-- Given instruction --
Every line from the first one to the line containing "['1E-5', '1E-4', '1E-3', '0.01', '0.1', '1', '10', '100'];" should be echoed exactly; leave out the rest.

-- Data excerpt --
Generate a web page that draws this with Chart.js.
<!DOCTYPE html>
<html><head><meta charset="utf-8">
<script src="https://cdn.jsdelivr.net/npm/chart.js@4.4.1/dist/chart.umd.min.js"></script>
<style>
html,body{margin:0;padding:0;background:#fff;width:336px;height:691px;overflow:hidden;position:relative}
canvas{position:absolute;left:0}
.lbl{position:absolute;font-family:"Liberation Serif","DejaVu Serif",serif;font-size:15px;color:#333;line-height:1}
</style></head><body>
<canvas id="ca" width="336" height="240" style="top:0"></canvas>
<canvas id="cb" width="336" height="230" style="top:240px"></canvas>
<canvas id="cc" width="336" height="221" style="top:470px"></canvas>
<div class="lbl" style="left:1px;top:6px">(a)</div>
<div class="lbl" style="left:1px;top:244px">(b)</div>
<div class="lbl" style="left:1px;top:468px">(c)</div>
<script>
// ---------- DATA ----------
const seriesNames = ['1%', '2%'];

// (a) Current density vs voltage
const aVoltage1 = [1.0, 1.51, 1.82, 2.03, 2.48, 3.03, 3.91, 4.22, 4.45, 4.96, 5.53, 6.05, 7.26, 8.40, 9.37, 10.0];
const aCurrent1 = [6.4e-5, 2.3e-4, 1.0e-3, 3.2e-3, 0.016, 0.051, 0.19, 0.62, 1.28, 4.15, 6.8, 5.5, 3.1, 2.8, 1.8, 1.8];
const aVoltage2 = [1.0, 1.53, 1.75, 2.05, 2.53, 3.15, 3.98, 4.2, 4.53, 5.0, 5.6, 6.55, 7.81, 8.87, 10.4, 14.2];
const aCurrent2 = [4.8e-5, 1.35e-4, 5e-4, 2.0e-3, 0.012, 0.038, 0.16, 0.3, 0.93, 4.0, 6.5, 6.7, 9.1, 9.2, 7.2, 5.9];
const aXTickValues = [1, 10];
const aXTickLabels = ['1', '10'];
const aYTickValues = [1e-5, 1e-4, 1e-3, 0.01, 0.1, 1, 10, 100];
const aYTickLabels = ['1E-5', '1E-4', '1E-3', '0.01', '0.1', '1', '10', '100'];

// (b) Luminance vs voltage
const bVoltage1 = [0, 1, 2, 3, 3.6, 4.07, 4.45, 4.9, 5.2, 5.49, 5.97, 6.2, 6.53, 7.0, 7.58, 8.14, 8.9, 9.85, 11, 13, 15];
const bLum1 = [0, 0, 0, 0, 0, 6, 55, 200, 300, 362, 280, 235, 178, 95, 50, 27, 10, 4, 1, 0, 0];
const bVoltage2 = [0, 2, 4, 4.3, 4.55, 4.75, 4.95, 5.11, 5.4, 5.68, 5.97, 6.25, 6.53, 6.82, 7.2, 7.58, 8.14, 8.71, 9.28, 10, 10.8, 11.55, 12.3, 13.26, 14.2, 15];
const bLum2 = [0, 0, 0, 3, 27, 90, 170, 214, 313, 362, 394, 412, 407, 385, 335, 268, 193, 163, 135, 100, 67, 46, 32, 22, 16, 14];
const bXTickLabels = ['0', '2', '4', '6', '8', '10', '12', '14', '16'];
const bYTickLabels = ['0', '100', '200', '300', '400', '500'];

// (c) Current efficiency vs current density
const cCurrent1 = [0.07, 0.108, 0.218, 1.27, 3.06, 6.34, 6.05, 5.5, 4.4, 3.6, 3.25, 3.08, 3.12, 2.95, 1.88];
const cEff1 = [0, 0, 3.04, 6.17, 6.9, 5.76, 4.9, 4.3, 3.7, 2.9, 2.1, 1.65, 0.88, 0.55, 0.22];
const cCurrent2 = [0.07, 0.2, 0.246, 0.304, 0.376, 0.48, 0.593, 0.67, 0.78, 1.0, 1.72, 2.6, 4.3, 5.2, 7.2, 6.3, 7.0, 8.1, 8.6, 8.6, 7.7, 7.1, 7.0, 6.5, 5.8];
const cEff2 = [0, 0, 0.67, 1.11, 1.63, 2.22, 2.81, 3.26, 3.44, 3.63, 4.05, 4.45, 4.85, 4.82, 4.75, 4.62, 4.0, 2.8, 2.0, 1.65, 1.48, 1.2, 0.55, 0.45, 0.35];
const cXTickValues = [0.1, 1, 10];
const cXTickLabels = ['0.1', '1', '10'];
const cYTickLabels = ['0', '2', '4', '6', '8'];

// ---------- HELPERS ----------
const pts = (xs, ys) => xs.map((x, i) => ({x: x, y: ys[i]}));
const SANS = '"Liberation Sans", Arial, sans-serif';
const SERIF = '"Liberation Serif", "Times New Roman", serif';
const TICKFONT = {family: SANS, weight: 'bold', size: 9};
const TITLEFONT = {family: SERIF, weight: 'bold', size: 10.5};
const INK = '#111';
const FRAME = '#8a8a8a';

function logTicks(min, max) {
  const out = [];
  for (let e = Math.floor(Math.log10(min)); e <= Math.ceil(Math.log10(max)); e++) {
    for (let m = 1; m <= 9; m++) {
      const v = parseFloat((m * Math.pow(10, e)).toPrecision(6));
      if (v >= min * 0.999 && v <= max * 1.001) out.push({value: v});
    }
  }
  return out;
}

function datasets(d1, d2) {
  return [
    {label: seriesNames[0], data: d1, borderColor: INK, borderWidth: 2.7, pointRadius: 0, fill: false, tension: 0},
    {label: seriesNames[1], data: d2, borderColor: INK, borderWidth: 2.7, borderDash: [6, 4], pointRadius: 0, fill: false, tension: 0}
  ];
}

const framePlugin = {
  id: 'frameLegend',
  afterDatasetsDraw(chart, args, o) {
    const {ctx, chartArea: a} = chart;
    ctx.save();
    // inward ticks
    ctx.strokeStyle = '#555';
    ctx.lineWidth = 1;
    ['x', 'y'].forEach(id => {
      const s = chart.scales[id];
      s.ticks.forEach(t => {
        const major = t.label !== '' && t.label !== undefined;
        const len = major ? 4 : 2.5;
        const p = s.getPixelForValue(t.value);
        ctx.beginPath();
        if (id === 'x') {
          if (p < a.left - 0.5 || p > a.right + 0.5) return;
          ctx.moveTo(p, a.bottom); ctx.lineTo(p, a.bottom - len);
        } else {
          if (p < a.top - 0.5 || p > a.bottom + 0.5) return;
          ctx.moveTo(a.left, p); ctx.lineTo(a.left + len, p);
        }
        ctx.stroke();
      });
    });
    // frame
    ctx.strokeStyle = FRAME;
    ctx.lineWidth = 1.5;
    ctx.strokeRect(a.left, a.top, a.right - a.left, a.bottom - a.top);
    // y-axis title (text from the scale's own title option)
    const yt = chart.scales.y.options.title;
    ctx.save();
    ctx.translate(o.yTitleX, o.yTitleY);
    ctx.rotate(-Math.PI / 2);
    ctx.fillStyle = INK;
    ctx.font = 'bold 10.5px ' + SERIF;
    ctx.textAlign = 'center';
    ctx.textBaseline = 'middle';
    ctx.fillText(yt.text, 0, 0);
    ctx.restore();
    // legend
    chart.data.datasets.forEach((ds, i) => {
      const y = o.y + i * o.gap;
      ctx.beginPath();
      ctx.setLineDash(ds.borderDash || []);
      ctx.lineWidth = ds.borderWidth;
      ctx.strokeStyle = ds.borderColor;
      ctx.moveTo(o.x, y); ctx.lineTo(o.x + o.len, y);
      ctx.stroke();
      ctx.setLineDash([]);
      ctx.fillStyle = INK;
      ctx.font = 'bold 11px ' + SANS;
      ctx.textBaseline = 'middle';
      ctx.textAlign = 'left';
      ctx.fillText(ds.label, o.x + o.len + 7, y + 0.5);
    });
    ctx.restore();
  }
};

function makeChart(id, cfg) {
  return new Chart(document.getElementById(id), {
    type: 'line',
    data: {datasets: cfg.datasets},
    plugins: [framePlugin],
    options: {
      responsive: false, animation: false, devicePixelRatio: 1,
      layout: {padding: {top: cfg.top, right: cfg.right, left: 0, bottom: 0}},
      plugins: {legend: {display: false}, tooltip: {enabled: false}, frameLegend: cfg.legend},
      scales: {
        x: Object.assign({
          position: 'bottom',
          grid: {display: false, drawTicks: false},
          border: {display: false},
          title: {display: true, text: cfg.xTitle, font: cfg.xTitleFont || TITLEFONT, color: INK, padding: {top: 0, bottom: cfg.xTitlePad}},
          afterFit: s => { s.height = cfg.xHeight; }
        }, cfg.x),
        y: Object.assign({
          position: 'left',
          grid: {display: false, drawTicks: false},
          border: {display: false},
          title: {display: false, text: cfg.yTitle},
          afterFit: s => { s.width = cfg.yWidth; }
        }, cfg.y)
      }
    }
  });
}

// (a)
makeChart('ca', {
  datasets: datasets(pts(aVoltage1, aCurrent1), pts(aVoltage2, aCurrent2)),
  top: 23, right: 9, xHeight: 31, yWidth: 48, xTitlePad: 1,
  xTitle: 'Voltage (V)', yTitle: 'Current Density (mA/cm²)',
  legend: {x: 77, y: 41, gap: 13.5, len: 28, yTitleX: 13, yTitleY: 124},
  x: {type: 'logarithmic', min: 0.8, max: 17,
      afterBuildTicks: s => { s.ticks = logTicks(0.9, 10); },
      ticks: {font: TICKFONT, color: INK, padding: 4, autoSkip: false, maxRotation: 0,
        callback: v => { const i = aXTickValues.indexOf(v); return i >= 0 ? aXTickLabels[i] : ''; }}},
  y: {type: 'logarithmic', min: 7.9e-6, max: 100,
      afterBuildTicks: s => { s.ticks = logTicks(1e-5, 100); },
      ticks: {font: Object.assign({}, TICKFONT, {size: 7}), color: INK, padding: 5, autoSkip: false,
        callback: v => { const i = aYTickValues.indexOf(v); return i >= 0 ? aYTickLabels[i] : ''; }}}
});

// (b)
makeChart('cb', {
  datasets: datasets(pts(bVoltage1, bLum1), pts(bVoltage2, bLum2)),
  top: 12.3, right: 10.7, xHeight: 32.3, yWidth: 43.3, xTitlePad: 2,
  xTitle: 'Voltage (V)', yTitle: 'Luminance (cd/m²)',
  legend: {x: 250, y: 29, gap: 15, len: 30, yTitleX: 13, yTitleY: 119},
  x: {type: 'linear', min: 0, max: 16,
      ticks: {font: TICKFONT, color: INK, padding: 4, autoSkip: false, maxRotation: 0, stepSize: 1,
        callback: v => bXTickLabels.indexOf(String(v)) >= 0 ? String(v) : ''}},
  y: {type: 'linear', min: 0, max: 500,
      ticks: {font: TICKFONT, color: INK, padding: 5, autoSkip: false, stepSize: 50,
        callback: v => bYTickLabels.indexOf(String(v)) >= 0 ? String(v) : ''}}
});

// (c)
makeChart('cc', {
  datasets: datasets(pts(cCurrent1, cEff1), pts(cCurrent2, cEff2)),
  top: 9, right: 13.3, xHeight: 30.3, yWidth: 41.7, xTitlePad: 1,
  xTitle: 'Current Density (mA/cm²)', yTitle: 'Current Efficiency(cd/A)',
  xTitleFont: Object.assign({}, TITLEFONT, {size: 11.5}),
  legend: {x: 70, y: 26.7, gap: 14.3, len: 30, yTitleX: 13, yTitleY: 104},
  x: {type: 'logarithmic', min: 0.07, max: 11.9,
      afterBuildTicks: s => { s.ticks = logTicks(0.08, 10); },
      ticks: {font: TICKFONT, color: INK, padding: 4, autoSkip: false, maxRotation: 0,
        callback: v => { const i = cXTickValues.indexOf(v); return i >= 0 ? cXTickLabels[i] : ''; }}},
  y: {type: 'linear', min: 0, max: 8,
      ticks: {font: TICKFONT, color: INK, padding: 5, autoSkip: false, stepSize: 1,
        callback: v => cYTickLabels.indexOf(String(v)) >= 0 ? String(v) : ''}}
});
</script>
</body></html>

-- Output of the task --
Generate a web page that draws this with Chart.js.
<!DOCTYPE html>
<html><head><meta charset="utf-8">
<script src="https://cdn.jsdelivr.net/npm/chart.js@4.4.1/dist/chart.umd.min.js"></script>
<style>
html,body{margin:0;padding:0;background:#fff;width:336px;height:691px;overflow:hidden;position:relative}
canvas{position:absolute;left:0}
.lbl{position:absolute;font-family:"Liberation Serif","DejaVu Serif",serif;font-size:15px;color:#333;line-height:1}
</style></head><body>
<canvas id="ca" width="336" height="240" style="top:0"></canvas>
<canvas id="cb" width="336" height="230" style="top:240px"></canvas>
<canvas id="cc" width="336" height="221" style="top:470px"></canvas>
<div class="lbl" style="left:1px;top:6px">(a)</div>
<div class="lbl" style="left:1px;top:244px">(b)</div>
<div class="lbl" style="left:1px;top:468px">(c)</div>
<script>
// ---------- DATA ----------
const seriesNames = ['1%', '2%'];

// (a) Current density vs voltage
const aVoltage1 = [1.0, 1.51, 1.82, 2.03, 2.48, 3.03, 3.91, 4.22, 4.45, 4.96, 5.53, 6.05, 7.26, 8.40, 9.37, 10.0];
const aCurrent1 = [6.4e-5, 2.3e-4, 1.0e-3, 3.2e-3, 0.016, 0.051, 0.19, 0.62, 1.28, 4.15, 6.8, 5.5, 3.1, 2.8, 1.8, 1.8];
const aVoltage2 = [1.0, 1.53, 1.75, 2.05, 2.53, 3.15, 3.98, 4.2, 4.53, 5.0, 5.6, 6.55, 7.81, 8.87, 10.4, 14.2];
const aCurrent2 = [4.8e-5, 1.35e-4, 5e-4, 2.0e-3, 0.012, 0.038, 0.16, 0.3, 0.93, 4.0, 6.5, 6.7, 9.1, 9.2, 7.2, 5.9];
const aXTickValues = [1, 10];
const aXTickLabels = ['1', '10'];
const aYTickValues = [1e-5, 1e-4, 1e-3, 0.01, 0.1, 1, 10, 100];
const aYTickLabels = ['1E-5', '1E-4', '1E-3', '0.01', '0.1', '1', '10', '100'];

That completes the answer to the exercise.